Charlotte Moore

A literate despair

A Postcard from the Volcano: A Novel of Pre-War Germany, by Lucy Beckett

issue 18 July 2009

This large and ambitious novel is timely, given the apparent rise in popularity of extremist political parties throughout Europe. Lucy Beckett sets her story in inter-war Germany. She shows, painstakingly, how Nazism spread its poisonous roots in the fertile soil of a disrupted, demoralised and divided country, and how those who refused to accept its doctrine were turned into aliens within their own homeland.

In 1961, Max Hofmann, a violin teacher, is dying in London, where he has lived in safe but empty exile. He was once Max von Hofmannswaldau, a Prussian aristocrat and an intellectual lawyer. On his deathbed he charges his favourite pupil, a girl of 17, to uncover his story and that of his friends. He gives her a postcard with seven names on it, the last name his own. ‘Hitler killed all of us’, he tells her, ‘Or Stalin. Even me, I lived, but was I alive?’ Lucy Beckett is, in effect, this girl, and the novel is her telling of Max’s story — ‘A story to make up and a story that is true.’

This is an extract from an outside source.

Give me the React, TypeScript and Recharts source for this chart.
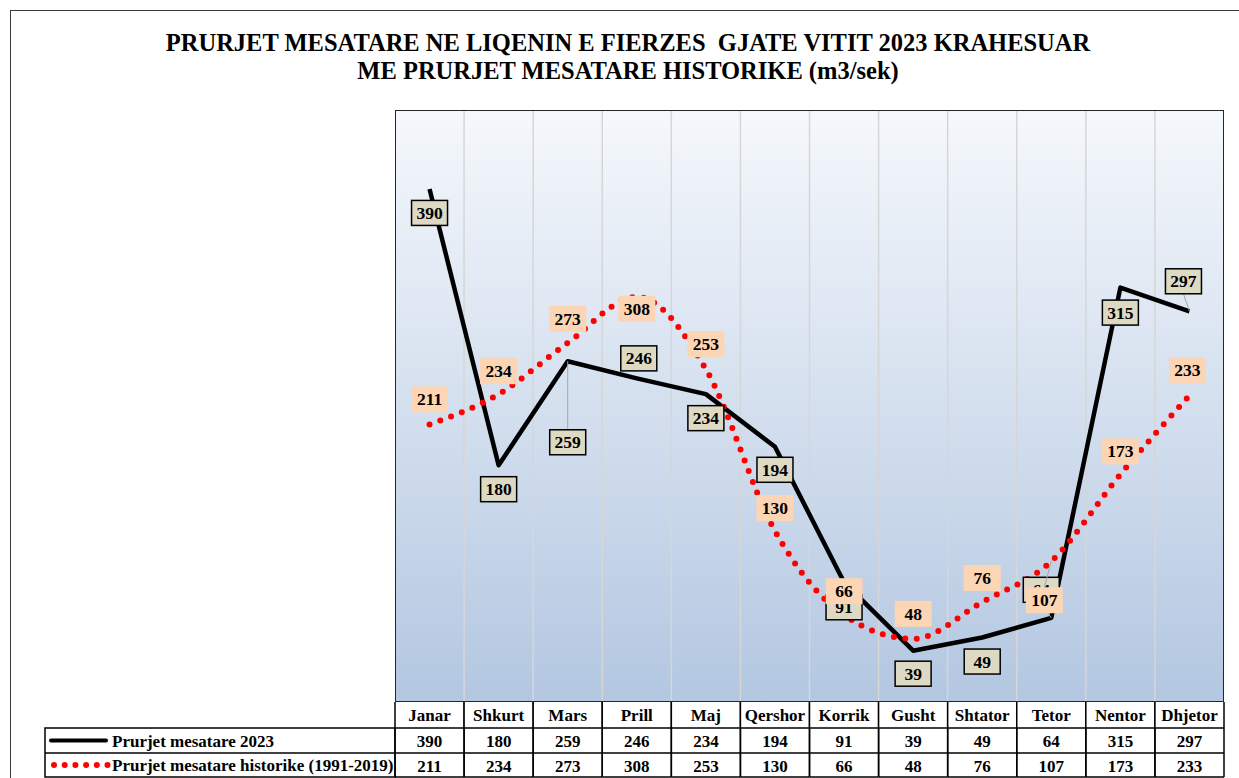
import { CartesianGrid, LabelList, Line, LineChart, XAxis, YAxis } from 'recharts';

const months = ['Janar', 'Shkurt', 'Mars', 'Prill', 'Maj', 'Qershor', 'Korrik', 'Gusht', 'Shtator', 'Tetor', 'Nentor', 'Dhjetor'];
const flow2023 = [390, 180, 259, 246, 234, 194, 91, 39, 49, 64, 315, 297];
const flowHistoric = [211, 234, 273, 308, 253, 130, 66, 48, 76, 107, 173, 233];

const name2023 = 'Prurjet mesatare 2023';
const nameHistoric = 'Prurjet mesatare historike (1991-2019)';
const titleLines = ['PRURJET MESATARE NE LIQENIN E FIERZES  GJATE VITIT 2023 KRAHESUAR', 'ME PRURJET MESATARE HISTORIKE (m3/sek)'];

// label nudges (dx, dy) relative to the point, as placed in the original
const offs2023 = [[0, 24], [0, 24], [0, 81], [2, -20], [0, 24], [0, 23], [0, 25], [0, 23], [0, 24], [-10, -28], [0, 25], [-6, -30]];
const offsHist = [[0, -25], [0, -23], [0, -24], [0, 12], [0, -25], [0, -23], [0, -24], [0, -25], [0, -24], [-7, 39], [0, -23], [-2, -25]];

const rows = months.map((m, i) => ({ month: m, a: flow2023[i], h: flowHistoric[i] }));

const W = 1239;
const H = 778;
const M = { top: 110, right: 15, left: 395, bottom: 0 };
const PLOT_W = W - M.left - M.right;
const CELL_W = PLOT_W / months.length;
const FONT = '"Liberation Serif", "Times New Roman", serif';

function makeLabel(offs: number[][], boxed: boolean) {
  return (p: any) => {
    const { x, y, value, index } = p;
    const [dx, dy] = offs[index];
    const cx = x + dx;
    const cy = y + dy;
    const w = boxed ? 36 : 37;
    const h = boxed ? 25 : 26;
    const lead = Math.abs(dy) > 27;
    return (
      <g>
        {lead && (
          <line x1={x} y1={y} x2={cx} y2={dy > 0 ? cy - h / 2 : cy + h / 2} stroke='#A6A6A6' strokeWidth={1} />
        )}
        <rect
          x={cx - w / 2}
          y={cy - h / 2}
          width={w}
          height={h}
          fill={boxed ? '#DDD9C3' : '#FCD5B5'}
          stroke={boxed ? '#000' : 'none'}
          strokeWidth={1.5}
        />
        <text x={cx} y={cy + 6} textAnchor='middle' fontFamily={FONT} fontWeight='bold' fontSize={17.5} fill='#000'>
          {value}
        </text>
      </g>
    );
  };
}

function TableTick(props: any) {
  const { x, y, payload } = props;
  const i = payload.index;
  const l = x - CELL_W / 2;
  const r = x + CELL_W / 2;
  const r1 = y + 26;
  const r2 = y + 51;
  const r3 = y + 75;
  const txt = { fontFamily: FONT, fontWeight: 'bold', fontSize: 17, fill: '#000', textAnchor: 'middle' as const };
  return (
    <g>
      {i === 0 && (
        <g>
          <rect x={45} y={r1} width={l - 45} height={r3 - r1} fill='#fff' stroke='#000' strokeWidth={1.5} />
          <line x1={45} y1={r2} x2={l} y2={r2} stroke='#000' strokeWidth={1.5} />
          <line x1={51} y1={(r1 + r2) / 2} x2={106} y2={(r1 + r2) / 2} stroke='#000' strokeWidth={4} strokeLinecap='round' />
          <line x1={54} y1={(r2 + r3) / 2} x2={108} y2={(r2 + r3) / 2} stroke='#FF0000' strokeWidth={6} strokeLinecap='round' strokeDasharray='0 10.7' />
          <text x={112} y={(r1 + r2) / 2 + 6} fontFamily={FONT} fontWeight='bold' fontSize={17}>{name2023}</text>
          <text x={112} y={(r2 + r3) / 2 + 6} fontFamily={FONT} fontWeight='bold' fontSize={17}>{nameHistoric}</text>
        </g>
      )}
      <rect x={l} y={y} width={CELL_W} height={r1 - y} fill='#fff' />
      <line x1={l} y1={y} x2={l} y2={r3} stroke='#000' strokeWidth={1.5} />
      <line x1={r} y1={y} x2={r} y2={r3} stroke='#000' strokeWidth={1.5} />
      <line x1={l} y1={r1} x2={r} y2={r1} stroke='#000' strokeWidth={1.5} />
      <line x1={l} y1={r2} x2={r} y2={r2} stroke='#000' strokeWidth={1.5} />
      <line x1={l} y1={r3} x2={r} y2={r3} stroke='#000' strokeWidth={1.5} />
      <text x={x} y={y + 19} {...txt}>{payload.value}</text>
      <text x={x} y={r1 + 19} {...txt}>{flow2023[i]}</text>
      <text x={x} y={r2 + 19} {...txt}>{flowHistoric[i]}</text>
    </g>
  );
}

export default function App() {
  return (
    <div style={{ position: 'absolute', left: 0, top: 0, width: W, height: H, overflow: 'hidden', background: '#fff' }}>
      <div
        style={{
          position: 'absolute',
          left: 10,
          top: 10,
          width: 1300,
          height: 900,
          border: '1.5px solid #3a3a3a',
        }}
      />
      <div
        style={{
          position: 'absolute',
          left: 0,
          top: 29,
          width: 1256,
          textAlign: 'center',
          fontFamily: FONT,
          fontWeight: 'bold',
          fontSize: 24.5,
          lineHeight: '28px',
          whiteSpace: 'pre',
          color: '#000',
        }}
      >
        {titleLines.map((t) => (
          <div key={t}>{t}</div>
        ))}
      </div>
      <div style={{ position: 'absolute', left: 0, top: 0 }}>
        <LineChart width={W} height={H} data={rows} margin={M}>
          <defs>
            <linearGradient id='plotBg' x1='0' y1='0' x2='0' y2='1'>
              <stop offset='0' stopColor='#F5F8FC' />
              <stop offset='1' stopColor='#B3C7E1' />
            </linearGradient>
          </defs>
          <CartesianGrid
            horizontal={false}
            fill='url(#plotBg)'
            stroke='#D6D6D6'
            strokeWidth={1.5}
            verticalCoordinatesGenerator={({ offset }: any) =>
              months.slice(1).map((_, k) => offset.left + ((k + 1) * offset.width) / months.length)
            }
          />
          <XAxis
            dataKey='month'
            height={76}
            axisLine={false}
            tickLine={false}
            tickSize={0}
            tickMargin={0}
            interval={0}
            padding={{ left: CELL_W / 2, right: CELL_W / 2 }}
            tick={<TableTick />}
          />
          <YAxis hide domain={[0, 450]} />
          <Line
            dataKey='a'
            name={name2023}
            type='linear'
            stroke='#000'
            strokeWidth={4.5}
            strokeLinejoin='round'
            dot={false}
            activeDot={false}
            isAnimationActive={false}
          />
          <Line
            dataKey='h'
            name={nameHistoric}
            type='monotone'
            stroke='#FF0000'
            strokeWidth={6}
            strokeLinecap='round'
            strokeDasharray='0 11.5'
            dot={false}
            activeDot={false}
            isAnimationActive={false}
          />
          <Line dataKey='a' stroke='none' dot={false} activeDot={false} isAnimationActive={false}>
            <LabelList dataKey='a' content={makeLabel(offs2023, true)} />
          </Line>
          <Line dataKey='h' stroke='none' dot={false} activeDot={false} isAnimationActive={false}>
            <LabelList dataKey='h' content={makeLabel(offsHist, false)} />
          </Line>
        </LineChart>
      </div>
      <div
        style={{
          position: 'absolute',
          left: M.left,
          top: M.top,
          width: PLOT_W,
          height: H - M.top - 76,
          boxSizing: 'border-box',
          border: '1.5px solid #262626',
          pointerEvents: 'none',
        }}
      />
    </div>
  );
}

The young Max escaped being turned into a Prussian cavalry officer like his brothers by virtue of his father’s sudden death. Instead, he attends the Gymnasium at Breslau, where he is befriended by the preternaturally gifted Adam Zapolski, scion of a noble Polish family who, rejecting his Catholic background, flirts with Nietzschean ideology. Beckett is passionately interested in philosophical and religious questions; she has a weakness for using her characters as mouthpieces, and the long debates between Max, Adam, and their civilised teacher Dr Fischer are at times both improbable and wearisome. Characters are either good or bad, and somewhat stereotypical. The wise and kindly Dr Fischer is almost indistinguishable from Max’s wise and kindly tutor at home or his wise and kindly Jewish grandfather. The two girls in Max’s life — pure, innocent, musical Anna, and predatory, sensuous Eva — do not convince as sensate beings. Our sympathetic attention is, however, held by Max himself.

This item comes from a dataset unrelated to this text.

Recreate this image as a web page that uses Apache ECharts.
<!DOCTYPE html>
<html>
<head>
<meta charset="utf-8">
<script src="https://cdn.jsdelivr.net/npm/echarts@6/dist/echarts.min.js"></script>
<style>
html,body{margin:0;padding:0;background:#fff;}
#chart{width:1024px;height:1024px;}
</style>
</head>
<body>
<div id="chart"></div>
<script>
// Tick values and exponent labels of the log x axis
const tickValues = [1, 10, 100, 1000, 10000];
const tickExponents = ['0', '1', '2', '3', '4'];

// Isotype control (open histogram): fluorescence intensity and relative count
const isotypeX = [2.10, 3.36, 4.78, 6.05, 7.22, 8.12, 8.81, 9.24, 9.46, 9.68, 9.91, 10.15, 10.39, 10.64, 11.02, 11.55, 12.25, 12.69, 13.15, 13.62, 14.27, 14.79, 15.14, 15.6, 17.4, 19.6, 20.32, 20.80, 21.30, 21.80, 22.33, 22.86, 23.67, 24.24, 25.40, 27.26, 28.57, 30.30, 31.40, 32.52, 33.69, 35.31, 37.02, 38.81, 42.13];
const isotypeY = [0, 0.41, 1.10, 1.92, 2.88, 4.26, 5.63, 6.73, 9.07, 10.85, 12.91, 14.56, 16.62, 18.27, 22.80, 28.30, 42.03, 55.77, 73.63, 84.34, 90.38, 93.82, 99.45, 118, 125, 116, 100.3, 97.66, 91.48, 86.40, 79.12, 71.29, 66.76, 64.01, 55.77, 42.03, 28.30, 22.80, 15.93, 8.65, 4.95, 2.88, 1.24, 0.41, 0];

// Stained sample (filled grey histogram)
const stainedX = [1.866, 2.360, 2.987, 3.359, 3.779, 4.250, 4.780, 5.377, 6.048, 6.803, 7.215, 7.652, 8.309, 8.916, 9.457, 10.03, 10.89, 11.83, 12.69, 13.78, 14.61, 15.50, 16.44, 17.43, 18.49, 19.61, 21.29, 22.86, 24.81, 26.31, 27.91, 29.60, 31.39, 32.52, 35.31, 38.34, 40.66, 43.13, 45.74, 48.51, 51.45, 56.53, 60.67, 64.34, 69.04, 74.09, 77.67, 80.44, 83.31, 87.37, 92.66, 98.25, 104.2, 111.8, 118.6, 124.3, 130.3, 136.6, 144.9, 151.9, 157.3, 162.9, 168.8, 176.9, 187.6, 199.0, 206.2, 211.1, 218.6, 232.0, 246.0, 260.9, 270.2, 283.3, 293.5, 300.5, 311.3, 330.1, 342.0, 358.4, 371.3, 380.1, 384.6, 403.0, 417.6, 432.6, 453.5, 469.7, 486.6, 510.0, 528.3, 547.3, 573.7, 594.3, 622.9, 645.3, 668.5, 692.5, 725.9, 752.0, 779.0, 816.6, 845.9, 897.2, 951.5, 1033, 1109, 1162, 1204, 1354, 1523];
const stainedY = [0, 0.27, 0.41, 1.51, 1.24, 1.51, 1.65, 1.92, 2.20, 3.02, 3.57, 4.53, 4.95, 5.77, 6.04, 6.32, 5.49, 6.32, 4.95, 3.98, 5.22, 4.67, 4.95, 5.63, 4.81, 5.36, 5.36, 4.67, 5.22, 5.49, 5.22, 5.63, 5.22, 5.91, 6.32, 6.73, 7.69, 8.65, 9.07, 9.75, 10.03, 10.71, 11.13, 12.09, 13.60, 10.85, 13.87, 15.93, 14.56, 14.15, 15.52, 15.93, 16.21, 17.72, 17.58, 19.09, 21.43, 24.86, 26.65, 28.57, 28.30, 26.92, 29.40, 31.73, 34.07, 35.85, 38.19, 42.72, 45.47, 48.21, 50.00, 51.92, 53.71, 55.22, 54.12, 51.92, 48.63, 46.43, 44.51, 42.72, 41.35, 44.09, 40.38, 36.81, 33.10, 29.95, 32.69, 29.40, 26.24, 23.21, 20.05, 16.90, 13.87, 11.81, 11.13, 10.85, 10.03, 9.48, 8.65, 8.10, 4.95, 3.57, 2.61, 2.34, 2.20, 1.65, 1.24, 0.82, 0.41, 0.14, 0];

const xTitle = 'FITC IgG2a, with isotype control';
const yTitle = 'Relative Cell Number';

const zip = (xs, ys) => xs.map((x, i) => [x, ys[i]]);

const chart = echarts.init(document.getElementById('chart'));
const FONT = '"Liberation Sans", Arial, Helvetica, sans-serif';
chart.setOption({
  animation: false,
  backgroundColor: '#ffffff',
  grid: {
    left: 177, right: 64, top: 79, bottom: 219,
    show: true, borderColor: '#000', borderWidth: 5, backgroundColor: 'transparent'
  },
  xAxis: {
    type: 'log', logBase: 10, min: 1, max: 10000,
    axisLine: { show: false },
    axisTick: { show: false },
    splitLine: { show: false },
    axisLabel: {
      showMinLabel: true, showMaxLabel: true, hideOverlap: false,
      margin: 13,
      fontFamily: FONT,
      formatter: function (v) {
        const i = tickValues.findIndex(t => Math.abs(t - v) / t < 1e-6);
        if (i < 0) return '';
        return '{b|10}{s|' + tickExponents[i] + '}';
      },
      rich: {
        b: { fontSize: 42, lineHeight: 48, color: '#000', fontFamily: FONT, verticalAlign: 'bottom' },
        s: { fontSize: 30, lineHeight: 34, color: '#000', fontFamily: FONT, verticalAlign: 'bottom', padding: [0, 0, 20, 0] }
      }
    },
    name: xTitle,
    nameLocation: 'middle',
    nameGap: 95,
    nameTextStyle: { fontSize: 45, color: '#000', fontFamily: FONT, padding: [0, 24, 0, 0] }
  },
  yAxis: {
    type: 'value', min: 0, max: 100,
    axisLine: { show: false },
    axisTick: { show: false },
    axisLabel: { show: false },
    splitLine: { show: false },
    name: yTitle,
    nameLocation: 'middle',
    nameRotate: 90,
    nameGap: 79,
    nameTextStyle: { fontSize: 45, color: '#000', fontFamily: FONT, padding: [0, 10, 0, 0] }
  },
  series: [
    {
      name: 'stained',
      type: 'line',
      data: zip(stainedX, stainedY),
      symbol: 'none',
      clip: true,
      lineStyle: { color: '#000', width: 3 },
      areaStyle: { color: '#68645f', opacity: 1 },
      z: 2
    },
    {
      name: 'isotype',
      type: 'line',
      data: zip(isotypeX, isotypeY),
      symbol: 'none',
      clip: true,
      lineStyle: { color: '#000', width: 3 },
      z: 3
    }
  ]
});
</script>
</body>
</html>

The charismatic Adam is the most important person in Max’s life. The two young men set up home together; together they argue, play music, travel, compensate each other for their family inadequacies — Max’s brother is one of the first to follow Hitler’s call; Adam’s promiscuous socialite mother wears a diamond swastika on her evening gown. When Adam plays Hamlet in a student production, his friends fall into role — Max becomes Horatio, gentle Jewish Anna becomes Ophelia, her possessive brother Laertes. Luckily this analogy is not overworked; Beckett is skilful at incorporating ideas from art, music and literature into her narrative without insisting on the parallels.

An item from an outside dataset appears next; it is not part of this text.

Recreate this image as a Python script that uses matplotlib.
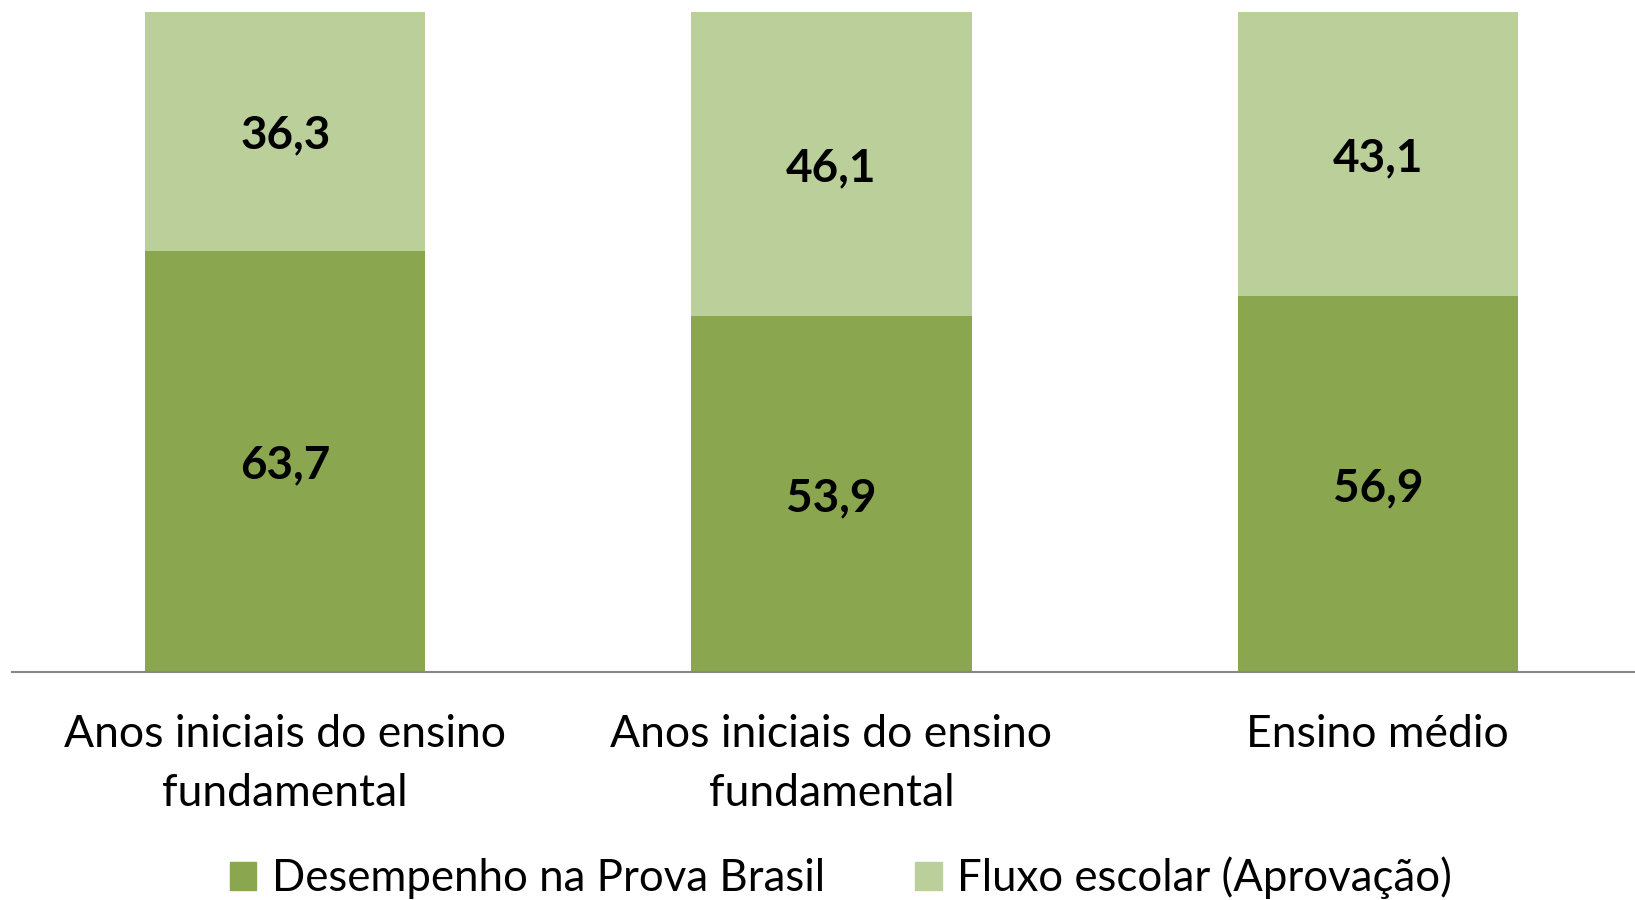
import matplotlib
matplotlib.use("Agg")
import matplotlib.pyplot as plt
from matplotlib.patches import Patch
import numpy as np

categories = ["Anos iniciais do ensino\nfundamental", "Anos iniciais do ensino\nfundamental", "Ensino médio"]
desempenho = [63.7, 53.9, 56.9]
fluxo = [36.3, 46.1, 43.1]
series_names = ["Desempenho na Prova Brasil", "Fluxo escolar (Aprovação)"]

dark = "#8AA64F"
light = "#BACF99"
FONT = "Lato"

fig = plt.figure(figsize=(16.35, 9), dpi=100)
ax = fig.add_axes([12/1635, 1-672/900, (1651-12)/1635, (672-11.5)/900])

x = np.arange(len(categories))
w = 0.513
ax.bar(x, desempenho, w, color=dark, label=series_names[0])
ax.bar(x, fluxo, w, bottom=desempenho, color=light, label=series_names[1])

def fmt(v):
    return f"{v:.1f}".replace(".", ",")

for i in range(len(x)):
    ax.annotate(fmt(desempenho[i]), (x[i], desempenho[i]/2), xytext=(0, -3),
                textcoords="offset points", ha="center", va="center",
                fontsize=33, fontweight="bold", family=FONT)
    ax.annotate(fmt(fluxo[i]), (x[i], desempenho[i] + fluxo[i]/2), xytext=(0, -3),
                textcoords="offset points", ha="center", va="center",
                fontsize=33, fontweight="bold", family=FONT)

ax.set_xlim(-0.5, 2.5)
ax.set_ylim(0, 100)
for s in ["top", "right", "left"]:
    ax.spines[s].set_visible(False)
ax.spines["bottom"].set_color("#868686")
ax.spines["bottom"].set_linewidth(1.5)
ax.set_yticks([])
ax.set_xticks(x)
ax.set_xticklabels(categories, fontsize=32, family=FONT, linespacing=1.55)
ax.tick_params(axis="x", length=0, pad=30)

handles = [Patch(color=dark), Patch(color=light)]
fig.legend(handles, series_names, loc="center", bbox_to_anchor=(841/1635, 1-878/900),
           ncol=2, frameon=False, prop={"family": FONT, "size": 31.5},
           handlelength=0.6, handleheight=0.6, handletextpad=0.35, columnspacing=2.07)

fig.savefig("out.png", dpi=100)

Max’s world falls apart when Adam finds his vocation and rejects the arrogance of Nietzsche in favour of the humility of Roman Catholic priesthood. As the strangling grip of Nazism takes hold in Breslau, Max’s own identity becomes confused; to whom does he belong, his Junker father or his almost invisibly Jewish mother? As personal freedoms are swiftly stripped away in 1933, Max decides to escape to England. His friends are not so lucky.

Beckett is superb in her handling of the bigger picture — Poland, choked between Bolshevism and Nazism; the death throes of the Junker class, their obsolete code of conduct slipping from their weakened grasp. A Postcard from the Volcano is a valiant attempt to understand this horrifying and fascinating period from a German point of view. But her characters are not sufficiently enmeshed in quotidian reality to engage us. This is a deeply interesting book by a highly intelligent writer, but it’s not so much a novel as animated history.